1. Il vescovo è posto a capo
di una Chiesa particolare e vi svolge in nome di Cristo l’ufficio di insegnare,
santificare e governare (cfr. LG nn. 25, 26 ,27).
2. Sono uffici o compiti (keriygma-martyria,
leiturgia, diakonia) che si presuppongono a vicenda e non possono
essere separati l’uno dall’altro (cfr. Benedetto XVI, Deus caritas est
n. 25).
3. Nel suo ufficio di
santificare il vescovo è ministro dei sacramenti e regolatore di tutta la vita
liturgica della Chiesa particolare. Bisogna mettere in particolare evidenza la
celebrazione dell’eucaristia diretta dal vescovo (cfr. LG n. 26).
4. Perciò tutti devono dare la
massima importanza alla vita liturgica della diocesi che si svolge intorno al
vescovo, principalmente nella chiesa cattedrale: convinti che la principale
manifestazione della Chiesa si ha nella partecipazione piena e attiva di tutto
il popolo santo di Dio alle medesime celebrazioni liturgiche (cfr. SC n. 41).
5. In questo contesto, dovere
del vescovo è essere un vero modello della presidenza celebrante. Egli deve
fare delle celebrazioni episcopali, in particolare della celebrazione
eucaristica, un tipo esemplare di partecipazione attiva e piena, che non si
limiti alla doverosa osservanza formale delle norme rituali.
6. Attorno al ministero del
vescovo nella Chiesa particolare si organizzano e si strutturano tutte le forme
di ministerialità, di servizi e di uffici nei quali si articola la comunione
ecclesiale (cfr.
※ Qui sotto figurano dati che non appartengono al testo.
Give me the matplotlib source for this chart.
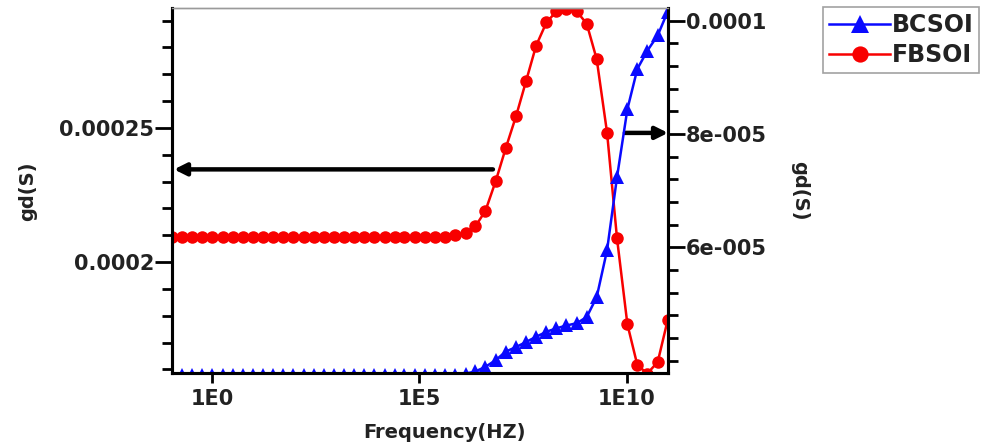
"""gd versus frequency for the BCSOI and FBSOI devices, drawn on twin y axes."""

from __future__ import annotations

import matplotlib

matplotlib.use("Agg")
import matplotlib.pyplot as plt
import numpy as np
from matplotlib.ticker import FixedLocator, FuncFormatter, MultipleLocator, NullLocator

# log10 of the sweep frequency (Hz), one entry per simulated point
FREQ_EXPONENTS = [
    -0.96, -0.72, -0.47, -0.23, 0.01, 0.26, 0.50, 0.75, 0.99, 1.23,
    1.48, 1.72, 1.96, 2.21, 2.45, 2.70, 2.94, 3.18, 3.43, 3.67,
    3.91, 4.16, 4.40, 4.64, 4.89, 5.13, 5.38, 5.62, 5.86, 6.11,
    6.35, 6.59, 6.84, 7.08, 7.33, 7.57, 7.81, 8.06, 8.30, 8.54,
    8.79, 9.03, 9.27, 9.52, 9.76, 10.01, 10.25, 10.49, 10.74, 10.98,
]

# FBSOI gd (S), left axis
FBSOI_GD = [
    0.0002093, 0.0002093, 0.0002093, 0.0002093, 0.0002093, 0.0002093, 0.0002093, 0.0002093, 0.0002093, 0.0002093,
    0.0002093, 0.0002093, 0.0002093, 0.0002093, 0.0002093, 0.0002093, 0.0002093, 0.0002093, 0.0002093, 0.0002093,
    0.0002093, 0.0002093, 0.0002093, 0.0002093, 0.0002093, 0.0002093, 0.0002093, 0.0002095, 0.0002100, 0.0002109,
    0.0002134, 0.0002191, 0.0002303, 0.0002425, 0.0002545, 0.0002675, 0.0002806, 0.0002893, 0.0002934, 0.0002943,
    0.0002934, 0.0002888, 0.0002756, 0.0002482, 0.0002088, 0.0001768, 0.0001616, 0.0001585, 0.0001628, 0.0001784,
]

# BCSOI gd (S), right axis
BCSOI_GD = [
    3.745e-5, 3.745e-5, 3.745e-5, 3.745e-5, 3.745e-5, 3.745e-5, 3.745e-5, 3.745e-5, 3.745e-5, 3.745e-5,
    3.745e-5, 3.745e-5, 3.745e-5, 3.745e-5, 3.745e-5, 3.745e-5, 3.745e-5, 3.745e-5, 3.745e-5, 3.745e-5,
    3.745e-5, 3.745e-5, 3.745e-5, 3.745e-5, 3.745e-5, 3.745e-5, 3.745e-5, 3.745e-5, 3.75e-5, 3.77e-5,
    3.81e-5, 3.89e-5, 4.01e-5, 4.16e-5, 4.24e-5, 4.33e-5, 4.42e-5, 4.51e-5, 4.57e-5, 4.62e-5,
    4.66e-5, 4.77e-5, 5.12e-5, 5.95e-5, 7.24e-5, 8.44e-5, 9.15e-5, 9.47e-5, 9.74e-5, 1.016e-4,
]

X_TICKS = [1e0, 1e5, 1e10]
X_TICK_LABELS = ["1E0", "1E5", "1E10"]
LEFT_MAJOR_TICKS = [0.0002, 0.00025]
RIGHT_MAJOR_TICKS = [6e-5, 8e-5, 1e-4]

RED = "#f80000"
BLUE = "#0a0aff"
TEXT_COLOR = "#222222"


def _tonyplot_label(value: float, _pos: int) -> str:
    # old-style exponent with three digits: 6e-005
    return f"{value:g}".replace("e-0", "e-00")


def _style_y_axis(axis, major, minor_step, side):
    axis.yaxis.set_major_locator(FixedLocator(major))
    axis.yaxis.set_minor_locator(MultipleLocator(minor_step))
    axis.yaxis.set_major_formatter(FuncFormatter(_tonyplot_label))
    axis.tick_params(axis="y", which="major", direction="out", length=12, width=2, pad=1,
                     labelsize=15, labelcolor=TEXT_COLOR, left=side == "left", right=side == "right")
    axis.tick_params(axis="y", which="minor", direction="out", length=7, width=2,
                     left=side == "left", right=side == "right")


def main() -> None:
    plt.rcParams["font.family"] = ["DejaVu Sans"]
    plt.rcParams["font.weight"] = "bold"
    plt.rcParams["axes.labelweight"] = "bold"

    freq = np.power(10.0, np.asarray(FREQ_EXPONENTS))
    figure = plt.figure(figsize=(9.84, 4.45), dpi=100)
    axis = figure.add_axes([0.1748, 0.1611, 0.5041, 0.8198])
    twin = axis.twinx()

    axis.plot(freq, FBSOI_GD, color=RED, linewidth=1.8, marker="o", markersize=9,
              markeredgewidth=0, label="FBSOI")
    twin.plot(freq, BCSOI_GD, color=BLUE, linewidth=1.8, marker="^", markersize=9.5,
              markeredgewidth=0, label="BCSOI")

    axis.set_xscale("log")
    axis.set_xlim(10 ** FREQ_EXPONENTS[0], 10 ** FREQ_EXPONENTS[-1] * 1.02)
    axis.xaxis.set_major_locator(FixedLocator(X_TICKS))
    axis.xaxis.set_minor_locator(NullLocator())
    axis.set_xticklabels(X_TICK_LABELS)
    axis.tick_params(axis="x", which="major", direction="out", length=7, width=2, pad=4,
                     labelsize=15, labelcolor=TEXT_COLOR)

    axis.set_ylim(0.00015858, 0.00029448)
    twin.set_ylim(3.776e-5, 1.0215e-4)
    _style_y_axis(axis, LEFT_MAJOR_TICKS, 1e-5, "left")
    _style_y_axis(twin, RIGHT_MAJOR_TICKS, 4e-6, "right")

    for ax in (axis, twin):
        for name in ("left", "right", "bottom"):
            ax.spines[name].set_linewidth(2.2)
            ax.spines[name].set_color("black")
        ax.spines["top"].set_linewidth(1.0)
        ax.spines["top"].set_color("#9a9a9a")

    axis.set_xlabel("Frequency(HZ)", fontsize=14, color=TEXT_COLOR)
    axis.xaxis.set_label_coords(0.549, -0.135)
    axis.set_ylabel("gd(S)", fontsize=14, color=TEXT_COLOR, labelpad=16)
    twin.set_ylabel("gd(S)", fontsize=14, color=TEXT_COLOR, rotation=270, labelpad=30)

    # arrows telling which curve belongs to which axis
    arrow_style = dict(arrowstyle="-|>", color="black", linewidth=3.2, mutation_scale=18, shrinkA=0, shrinkB=0)
    axis.annotate("", xy=(0.004, 0.559), xytext=(0.647, 0.559), xycoords="axes fraction", arrowprops=arrow_style)
    axis.annotate("", xy=(1.0, 0.659), xytext=(0.913, 0.659), xycoords="axes fraction", arrowprops=arrow_style)

    handles = twin.get_legend_handles_labels()[0] + axis.get_legend_handles_labels()[0]
    labels = ["BCSOI", "FBSOI"]
    legend = figure.legend(handles, labels, loc="upper left", bbox_to_anchor=(823 / 984, 1 - 7 / 445),
                           prop={"size": 17, "weight": "bold"}, frameon=True, fancybox=False,
                           handlelength=2.6, handletextpad=0.05, borderpad=0.25, labelspacing=0.25,
                           borderaxespad=0.0, markerscale=1.3)
    legend.get_frame().set_edgecolor("#8a8a8a")
    legend.get_frame().set_linewidth(1.2)
    for text in legend.get_texts():
        text.set_color(TEXT_COLOR)

    figure.savefig("out.png", dpi=100)
    plt.close(figure)


if __name__ == "__main__":
    main()
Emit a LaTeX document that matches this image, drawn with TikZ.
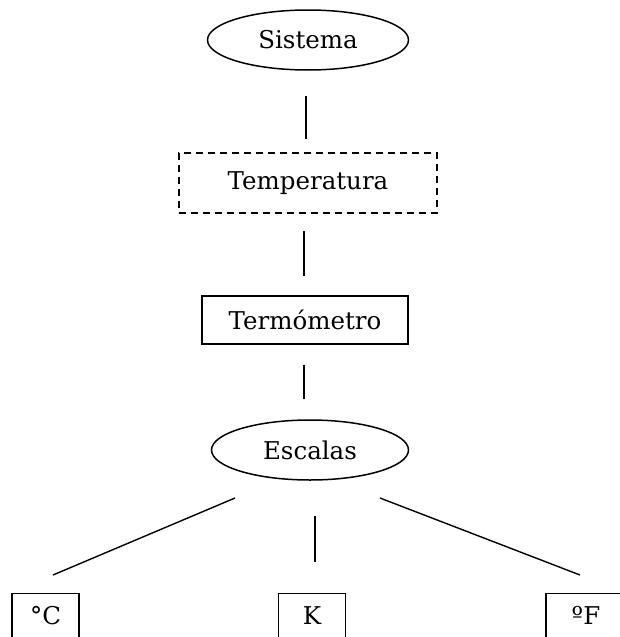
\documentclass[tikz,border=0pt]{standalone}
\usepackage{fontspec}
\setmainfont{DejaVu Serif}
\usetikzlibrary{shapes.geometric}
\tikzset{
  every node/.style={font=\fontsize{24.5}{28}\selectfont, text=black},
  oval/.style={draw, ellipse, line width=1.5pt, inner sep=0pt},
  boxed/.style={draw, rectangle, line width=1.3pt, inner sep=0pt},
  dashbox/.style={boxed, dash pattern=on 7pt off 5pt, line width=1.5pt},
  unitbox/.style={draw, rectangle, line width=1.3pt, inner sep=0pt, anchor=north,
    minimum width=67pt, text height=31pt, text depth=40pt},
  link/.style={line width=1.4pt}
}
\begin{document}
\begin{tikzpicture}[x=1pt, y=-1pt]
  \useasboundingbox (0,0) rectangle (620,637);
  \clip (0,0) rectangle (620,637);

  \node[oval, minimum width=201pt, minimum height=60pt] (sis) at (308,40) {Sistema};
  \node[dashbox, minimum width=258pt, minimum height=60pt] (tem) at (308,183) {Temperatura};
  \node[boxed, minimum width=206pt, minimum height=48pt] (ter) at (305,320) {Termómetro};
  \node[oval, minimum width=197pt, minimum height=60pt] (esc) at (310,450) {Escalas};

  \node[unitbox] (uc) at (45.5,593) {°C};
  \node[unitbox] (uk) at (312,593) {K};
  \node[unitbox, minimum width=80pt] (uf) at (586,593) {ºF};

  % vertical chain
  \draw[link] ([xshift=-2pt, yshift=-25pt]sis.south) -- ([xshift=-2pt, yshift=13pt]tem.north);
  \draw[link] ([xshift=-4pt, yshift=-17pt]tem.south) -- ([xshift=-1pt, yshift=19pt]ter.north);
  \draw[link] ([xshift=-1pt, yshift=-20pt]ter.south) -- ([xshift=-6pt, yshift=20pt]esc.north);

  % branches to the scales
  \draw[link] ([xshift=-75pt, yshift=-48pt]esc.center) -- ([xshift=7.5pt, yshift=18pt]uc.north);
  \draw[link] ([xshift=5pt, yshift=-35pt]esc.south) -- ([xshift=3pt, yshift=31pt]uk.north);
  \draw[link] ([xshift=70pt, yshift=-48pt]esc.center) -- ([xshift=-6pt, yshift=18pt]uf.north);
\end{tikzpicture}
\end{document}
Caeremoniale Episcoporum n. 19).
7. Dato che l’assemblea
cultuale, presieduta dal vescovo, è epifania nonché realizzazione della Chiesa,
il rito cristiano è celebrato dai diversi membri dell’assemblea nella
molteplicità dei ruoli e specificità delle funzioni che ognuno esercita in essa
creando una sinfonia di ministeri (cfr. SC n. 28).
8.
La presenza e l’attuazione nelle celebrazioni
episcopali dei diversi ministeri, ordinati, istituiti e di fatto, illustra lo
stretto rapporto che intercorre tra il sacerdozio comune dei fedeli e quello
ministeriale dei ministri ordinati.
9. Le celebrazioni presiedute dal vescovo sono circondate in genere da una particolare solennità. San Paolo quando cerca di regolare la manifestazione comunitaria dei carismi, annuncia la regola d’oro della prassi liturgica: “Tutto avvenga decorosamente e con ordine” (1Cor 14,40). La semplicità dei gesti e la sobrietà dei segni posti nell’ordine e nei tempi previsti possono comunicare e coinvolgere di più che l’artificiosità di parole e gesti inopportuni (cfr. SC n. 34).
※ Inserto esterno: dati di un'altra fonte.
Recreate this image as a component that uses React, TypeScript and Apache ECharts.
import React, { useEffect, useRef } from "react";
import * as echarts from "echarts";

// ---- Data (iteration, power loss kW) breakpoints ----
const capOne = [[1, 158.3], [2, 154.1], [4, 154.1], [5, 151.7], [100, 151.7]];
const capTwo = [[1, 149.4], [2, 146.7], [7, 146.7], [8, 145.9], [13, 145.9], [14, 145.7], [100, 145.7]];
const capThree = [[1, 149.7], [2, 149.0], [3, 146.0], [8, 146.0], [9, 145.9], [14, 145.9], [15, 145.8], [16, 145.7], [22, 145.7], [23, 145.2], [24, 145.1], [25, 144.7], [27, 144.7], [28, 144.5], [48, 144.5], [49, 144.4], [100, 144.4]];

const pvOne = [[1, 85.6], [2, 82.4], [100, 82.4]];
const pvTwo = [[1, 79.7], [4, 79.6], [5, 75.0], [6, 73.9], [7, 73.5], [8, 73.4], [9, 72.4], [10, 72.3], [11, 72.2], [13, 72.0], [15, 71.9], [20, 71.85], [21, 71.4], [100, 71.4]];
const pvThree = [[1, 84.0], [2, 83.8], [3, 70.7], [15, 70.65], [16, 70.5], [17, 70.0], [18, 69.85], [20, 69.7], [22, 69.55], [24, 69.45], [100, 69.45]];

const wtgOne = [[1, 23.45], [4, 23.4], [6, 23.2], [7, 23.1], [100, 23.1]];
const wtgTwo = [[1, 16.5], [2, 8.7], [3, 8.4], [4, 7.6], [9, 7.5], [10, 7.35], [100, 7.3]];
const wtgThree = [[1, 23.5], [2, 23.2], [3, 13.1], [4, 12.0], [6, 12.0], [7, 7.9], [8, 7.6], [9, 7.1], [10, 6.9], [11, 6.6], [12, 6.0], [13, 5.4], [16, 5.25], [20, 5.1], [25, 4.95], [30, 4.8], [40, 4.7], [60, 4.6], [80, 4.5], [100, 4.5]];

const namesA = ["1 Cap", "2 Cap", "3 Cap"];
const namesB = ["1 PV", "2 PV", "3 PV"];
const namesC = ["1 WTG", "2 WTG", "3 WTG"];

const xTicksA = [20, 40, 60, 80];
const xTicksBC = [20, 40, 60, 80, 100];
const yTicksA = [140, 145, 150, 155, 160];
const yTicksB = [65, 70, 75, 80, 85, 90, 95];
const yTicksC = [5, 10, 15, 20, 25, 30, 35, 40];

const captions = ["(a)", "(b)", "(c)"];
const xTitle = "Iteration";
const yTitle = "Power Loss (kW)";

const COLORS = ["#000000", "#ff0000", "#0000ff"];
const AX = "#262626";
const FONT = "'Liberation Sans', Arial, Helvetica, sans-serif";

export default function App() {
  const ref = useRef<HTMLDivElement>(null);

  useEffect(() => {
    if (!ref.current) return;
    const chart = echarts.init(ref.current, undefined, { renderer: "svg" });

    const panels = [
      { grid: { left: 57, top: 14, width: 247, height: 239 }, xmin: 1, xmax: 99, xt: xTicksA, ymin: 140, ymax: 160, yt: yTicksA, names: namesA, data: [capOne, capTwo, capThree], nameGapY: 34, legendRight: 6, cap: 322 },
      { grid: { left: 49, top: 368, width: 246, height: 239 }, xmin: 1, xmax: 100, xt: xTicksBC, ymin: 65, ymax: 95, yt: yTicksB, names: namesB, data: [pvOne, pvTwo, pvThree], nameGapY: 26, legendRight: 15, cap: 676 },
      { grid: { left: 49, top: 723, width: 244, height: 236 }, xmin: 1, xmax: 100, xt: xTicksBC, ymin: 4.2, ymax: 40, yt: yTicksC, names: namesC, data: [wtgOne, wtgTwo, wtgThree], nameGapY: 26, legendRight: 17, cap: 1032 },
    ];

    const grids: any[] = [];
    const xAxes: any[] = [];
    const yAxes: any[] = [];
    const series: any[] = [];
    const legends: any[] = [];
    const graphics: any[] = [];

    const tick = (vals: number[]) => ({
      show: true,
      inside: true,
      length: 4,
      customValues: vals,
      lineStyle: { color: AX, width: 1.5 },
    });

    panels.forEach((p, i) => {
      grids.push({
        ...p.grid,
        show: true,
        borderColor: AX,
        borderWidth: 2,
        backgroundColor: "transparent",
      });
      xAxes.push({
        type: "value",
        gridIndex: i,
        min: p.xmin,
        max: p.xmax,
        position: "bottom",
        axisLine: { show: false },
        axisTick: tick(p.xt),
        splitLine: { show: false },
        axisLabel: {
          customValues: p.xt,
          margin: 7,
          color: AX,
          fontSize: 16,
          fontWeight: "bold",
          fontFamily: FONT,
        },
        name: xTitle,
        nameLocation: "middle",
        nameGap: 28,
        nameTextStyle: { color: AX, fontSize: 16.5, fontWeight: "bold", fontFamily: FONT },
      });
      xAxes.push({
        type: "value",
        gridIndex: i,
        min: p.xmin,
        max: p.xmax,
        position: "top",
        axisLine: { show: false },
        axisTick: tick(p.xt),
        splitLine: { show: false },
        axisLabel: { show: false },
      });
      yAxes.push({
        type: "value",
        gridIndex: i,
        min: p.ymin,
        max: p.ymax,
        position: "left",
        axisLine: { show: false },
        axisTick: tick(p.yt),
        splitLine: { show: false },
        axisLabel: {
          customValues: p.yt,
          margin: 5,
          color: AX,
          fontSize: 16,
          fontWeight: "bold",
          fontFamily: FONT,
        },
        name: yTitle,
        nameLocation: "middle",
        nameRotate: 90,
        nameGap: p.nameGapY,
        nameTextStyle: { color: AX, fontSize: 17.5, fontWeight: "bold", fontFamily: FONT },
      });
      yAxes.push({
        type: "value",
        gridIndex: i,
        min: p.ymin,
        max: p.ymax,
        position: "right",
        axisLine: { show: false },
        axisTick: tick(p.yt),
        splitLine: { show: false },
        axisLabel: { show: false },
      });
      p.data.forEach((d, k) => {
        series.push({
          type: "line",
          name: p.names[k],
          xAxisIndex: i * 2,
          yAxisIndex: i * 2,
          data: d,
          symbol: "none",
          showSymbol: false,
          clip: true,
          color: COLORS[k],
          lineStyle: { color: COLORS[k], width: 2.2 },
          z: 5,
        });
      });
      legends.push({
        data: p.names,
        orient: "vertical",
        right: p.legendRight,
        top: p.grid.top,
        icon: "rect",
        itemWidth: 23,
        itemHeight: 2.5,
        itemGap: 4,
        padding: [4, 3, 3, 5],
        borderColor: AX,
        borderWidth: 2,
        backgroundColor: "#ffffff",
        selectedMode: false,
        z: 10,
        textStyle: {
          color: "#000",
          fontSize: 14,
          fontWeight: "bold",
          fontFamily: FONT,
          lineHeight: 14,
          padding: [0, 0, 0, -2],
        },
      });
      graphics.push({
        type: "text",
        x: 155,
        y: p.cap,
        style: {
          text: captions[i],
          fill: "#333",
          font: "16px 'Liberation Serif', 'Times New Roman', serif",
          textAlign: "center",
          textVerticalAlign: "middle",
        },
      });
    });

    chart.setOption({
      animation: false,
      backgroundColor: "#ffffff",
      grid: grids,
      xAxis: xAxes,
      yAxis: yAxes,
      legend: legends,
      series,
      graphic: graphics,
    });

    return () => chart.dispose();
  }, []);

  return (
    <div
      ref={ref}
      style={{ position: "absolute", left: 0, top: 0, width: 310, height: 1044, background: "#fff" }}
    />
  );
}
10. Celebrare la liturgia secondo la sua pienezza chiede di abbandonare la logica del minimo necessario. Se davvero nella liturgia la Chiesa vive il tempo della festa e del dono, essa deve convertirsi alla logica del massimo gratuito: ha senso fare anche cose che non sono strettamente indispensabili, poiché non è sufficiente che il rito sia valido, piuttosto deve essere espressivo di tutta la ricchezza di quello che viene celebrato.